Своим собственным путем Вальзер пришел к культу аутентичности. Эрика Рунге – так звали тогда героиню писателей и семинаров по германистике, чьи «Боттропские протоколы» («Bottroper Protokolle») в зеленой обложке издательства Suhrkamp воспроизводили то, как рабочие на самом деле мыслили и говорили. Это было тем, о чем тогда мечтали многие, а именно что интеллектуалы примирятся с рабочими, чтобы показать им и всему миру, что и у них сердце на правильном месте и что они идентифицируют себя вместе с правильным классом. Многие левые студенты, например во Франкфурте Йошка Фишер со товарищи, отправлялись на автосборочный конвейер, скажем, на заводы «Опель», чтобы побрататься с рабочими, которые о таких акциях в большинстве случаев не хотели ничего знать. Правда, для того чтобы объекты эксплуатации обрели нужное классовое сознание, всегда требуется некоторое время. Но так далеко Вальзер заходить не собирался; конвейер его не манил. Однако он с энтузиазмом участвовал в усилиях по привитию профсоюзного сознания писателям. Его мечтой был «Профсоюз средств массовой информации», который объединил бы всех деятелей культуры. У профсоюзов тогда еще была положительная репутация, для многих левых интеллектуалов они были приютом коллективного в его противостоянии экзистенциалистскому уединению поэта и одновременно инструментом реального изменения общества. Рабочие не желали быть по-настоящему аутентичными. И Эрика Рунге была вынуждена признаться, что она выдавала за протоколы то, что на самом деле было чем-то вроде лоскутного одеяла, смонтированной мозаикой из самых красивых фраз о рабочих. Фикция остается фикцией.

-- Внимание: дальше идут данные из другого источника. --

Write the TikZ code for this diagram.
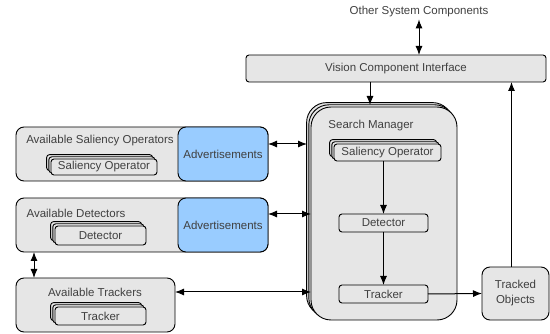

Разумеется, Вальзер также игнорирует опыт Солженицына. Более того, он потешается над тем, что часть немецкой общественности шокирована описаниями ГУЛАГа, причем не только Генрих Бёлль, который предложил Солженицыну приют, но и Гюнтер Грасс, продемонстрировавший свою солидарность. Вальзер язвит: «Я бы предложил следующее: Мы закажем доски с изображением Солженицына. Такие доски мы выставим в общественных местах. Может быть, нам удастся разместить вокруг них фонарики со свечами. После этого мы предлагаем, чтобы каждый проходящий мимо снимал шляпу или какой-то иной головной убор». Так диссидент Солженицын превращается в тирана Гесслера, который требует от западных левых подчинения, к которому готовы слабаки Бёлль и Грасс, но в котором ему отказывает стойкий бунтарь Вальзер. Здесь на самом деле требовался такой деятель, как Мартин Вальзер, который мог стилизовать иммунизацию и вытеснение советской системы бесправия под проявление гражданского сопротивления à la Вильгельм Телль для того лишь, чтобы не надо было менять собственную картину мира.